Immunity means “your immune system is primed to recognize a particular pathogen and deal with it quickly,” Oliver said. “It doesn’t mean that it won’t infect you again — but it means you’ll deal with it quickly if it does. With a respiratory virus, often what we’ll get is an infection reappearing, but the second time around the symptoms are reduced.”

Bruce Thompson, dean of the School of Health Sciences at Melbourne’s Swinburne University, said in a statement that the paper fits with “already existing information regarding how long the immune response lasts post-infection.”

First genetic evidence

Previously, doctors in China, South Korea and United States have reported cases in which people tested positive after recovering from Covid-19, but these have often been written off as being due to inaccurate test results or the body taking a long time to clear the infection.

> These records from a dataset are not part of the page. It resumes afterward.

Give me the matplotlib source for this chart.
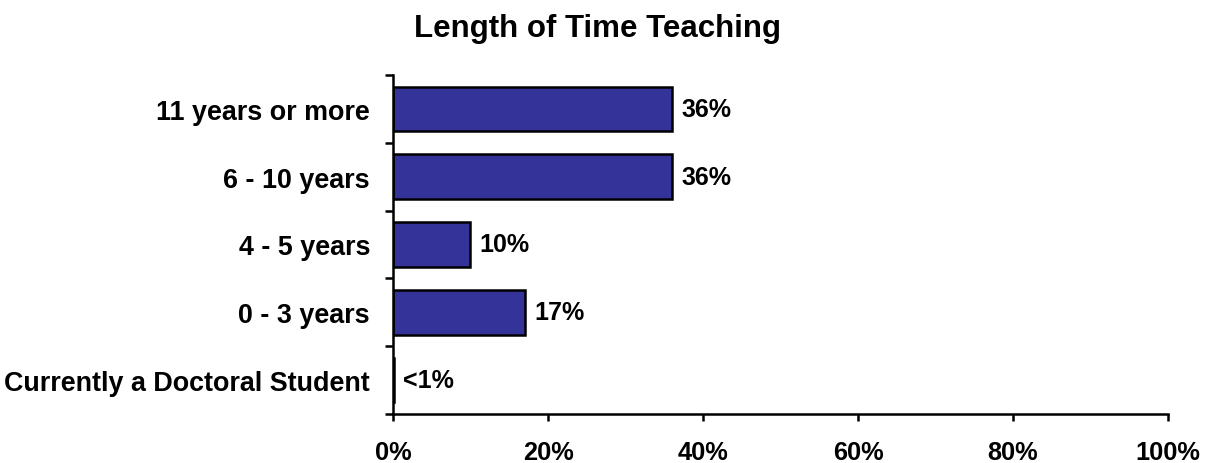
import matplotlib.pyplot as plt
import numpy as np

# survey answers, bottom to top
categories = ["Currently a Doctoral Student", "0 - 3 years", "4 - 5 years",
              "6 - 10 years", "11 years or more"]
shares = [0.1, 17, 10, 36, 36]
bar_labels = ["<1%", "17%", "10%", "36%", "36%"]
x_ticks = [0, 20, 40, 60, 80, 100]

plt.rcParams['font.family'] = ['Liberation Sans', 'DejaVu Sans']
plt.rcParams['font.weight'] = 'bold'

fig = plt.figure(figsize=(12.11, 4.64), dpi=100)
ax = fig.add_axes([393 / 1211, 49 / 464, 775 / 1211, 339 / 464])

pos = np.arange(len(categories))
ax.barh(pos, shares, height=0.66, color='#333399', edgecolor='black', linewidth=1.8)
for p, v, lab in zip(pos, shares, bar_labels):
    ax.text(v + 1.2, p, lab, va='center', ha='left', fontsize=18, fontweight='bold')

ax.set_xlim(0, 100)
ax.set_ylim(-0.5, len(categories) - 0.5)
ax.set_xticks(x_ticks)
ax.set_xticklabels([f"{t}%" for t in x_ticks], fontsize=18.3, fontweight='bold')
ax.set_yticks(pos)
ax.set_yticklabels(categories, fontsize=19.4, fontweight='bold')
ax.set_yticks(np.arange(len(categories) + 1) - 0.5, minor=True)
ax.tick_params(axis='y', which='major', length=0, pad=16.5)
ax.tick_params(axis='y', which='minor', length=6, width=1.8, direction='out')
ax.tick_params(axis='x', length=5, width=1.8, direction='out', pad=13.5)

for side in ['top', 'right']:
    ax.spines[side].set_visible(False)
for side in ['left', 'bottom']:
    ax.spines[side].set_linewidth(1.8)

fig.text(598 / 1211, 1 - 37 / 464, "Length of Time Teaching", ha='center', va='baseline',
         fontsize=22.5, fontweight='bold')

fig.savefig('out.png', dpi=100)
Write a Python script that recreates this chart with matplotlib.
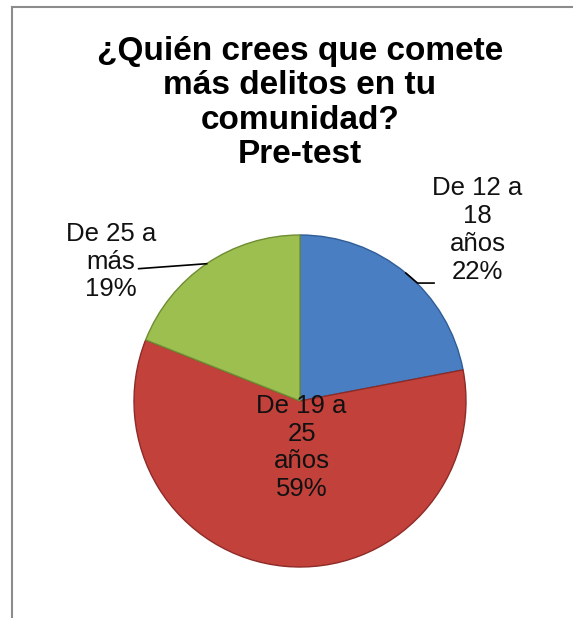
import numpy as np
import matplotlib
matplotlib.use("Agg")
from matplotlib import pyplot as plt
from matplotlib.lines import Line2D

plt.rcParams['font.family'] = ['Liberation Sans', 'DejaVu Sans']

title = '¿Quién crees que comete\nmás delitos en tu\ncomunidad?\nPre-test'
categories = ['De 12 a\n18\naños', 'De 19 a\n25\naños', 'De 25 a\nmás']
values = [22, 59, 19]
colors = ['#4a7ec2', '#c2413b', '#9cbf50']
edges = ['#2f5d96', '#8e2b27', '#6f8d33']

# label placement in pie-radius units
label_pos = [(1.07, 1.03), (0.01, -0.28), (-1.14, 0.84)]
leader = [True, False, True]

W, H = 573, 618
cx, cy, R = 300, 401, 166

fig = plt.figure(figsize=(W / 100, H / 100), dpi=100)
ax = fig.add_axes([0, 0, 1, 1])

wedges, _ = ax.pie(values, colors=colors, startangle=90, counterclock=False,
                   radius=1.0, wedgeprops=dict(linewidth=1.0))
for w, ec in zip(wedges, edges):
    w.set_edgecolor(ec)

ax.set_xlim(-cx / R, (W - cx) / R)
ax.set_ylim(-(H - cy) / R, cy / R)
ax.set_aspect('equal')
ax.axis('off')

total = sum(values)
for w, cat, v, (lx, ly), ld in zip(wedges, categories, values, label_pos, leader):
    ang = np.deg2rad((w.theta1 + w.theta2) / 2)
    ax.text(lx, ly, f'{cat}\n{round(100 * v / total)}%', ha='center', va='center',
            fontsize=18.5, linespacing=1.2, color='#111111')
    if ld:
        x0, y0 = np.cos(ang), np.sin(ang)
        if lx > 0:
            xs = [x0, x0 + 0.07, x0 + 0.17]
            ys = [y0, y0 - 0.06, y0 - 0.06]
        else:
            xs = [x0, x0 - 0.41]
            ys = [y0, y0 - 0.03]
        ax.plot(xs, ys, color='black', lw=1.2)

fig.text(300 / W, 1 - 103 / H, title, ha='center', va='center', fontsize=24,
         fontweight='bold', linespacing=1.15)

# chart frame (left and top edges visible)
fig.add_artist(Line2D([12 / W, 12 / W], [0, 1 - 7 / H], color='#8c8c8c', lw=1.5))
fig.add_artist(Line2D([12 / W, 1], [1 - 7 / H, 1 - 7 / H], color='#8c8c8c', lw=1.5))

fig.savefig('out.png', dpi=100)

The HKU team is the first to provide genetic evidence of a reinfection. They analyzed samples taken both times the man was infected and identified significant genetic differences between them, suggesting that there were two distinct infections.

The patient’s first case was diagnosed in late March, and he was hospitalized for more than two weeks with what the researchers described as mild symptoms. He was discharged after two consecutive swab tests returned negative for the virus. On Aug. 15, the patient tested positive again after a trip to Spain via the U.K. According to the HKU team, he had picked up a strain that was circulating in Europe in July and August.

Several lines of evidence, including genome analysis and clinical evidence, supported the conclusion that the second bout was a new infection rather than a prolonged one, the researchers wrote.

Ivan Fan-Ngai Hung, one of the paper’s authors, told Caixin that the antibodies produced in the patient’s first episode may have diminished over time to the point that he was vulnerable to reinfection. Such antibodies could start to decline as early as within one to two months, said the report, citing recent studies.

While no antibodies were detected after the first infection, that may have been because the blood sample the researchers relied on was taken 10 days after he first showed symptoms. Previous studies have shown that an antibody response might only be detectable in some patients as many two to three weeks after onset of symptoms.

Nevertheless, the patient developed detectable antibodies after the second infection, in what experts called an encouraging sign.

Virus could be here to stay

The HKU team said their research suggested SARS-CoV-2, the virus that causes Covid-19, could continue to circulate among humans even in the face of natural or vaccine-induced herd immunity, though subsequent infections with the disease would be milder than the first.

That means the disease could behave like “common-cold associated human coronaviruses, even if patients have some degree of acquired immunity,” according to the paper.

Nigel McMillan, director of infectious diseases and immunology at Menzies Health Institute Queensland, Griffith University, told Caixin that the paper reveals that the novel coronavirus “is behaving more like normal viruses, that immunity is waning potentially, and that it’s allowing reinfection.”

But there was broad agreement that a single case should not be used to draw population-level conclusions. “Much more data is required for us to understand the implications of reinfection,” Thompson said.

Thompson said the critical questions are to what extent reinfected people are contagious and whether they are generally less symptomatic. He said the hope is that reinfected people are less able to spread the disease to others and get less sick. “Time will tell,” he added.

The HKU’s researchers said that vaccination and control measures such as masking and social-distancing should also be considered for patients who had recovered from the coronavirus given that reinfection still occurred despite some level of specific antibodies.

Sarah Palmer, co-director of the Centre for Virus Research at the Westmead Institute for Medical Research, also urged policymakers to “underscore the need for continuing strict preventative measures until an effective vaccine is available and widely distributed.”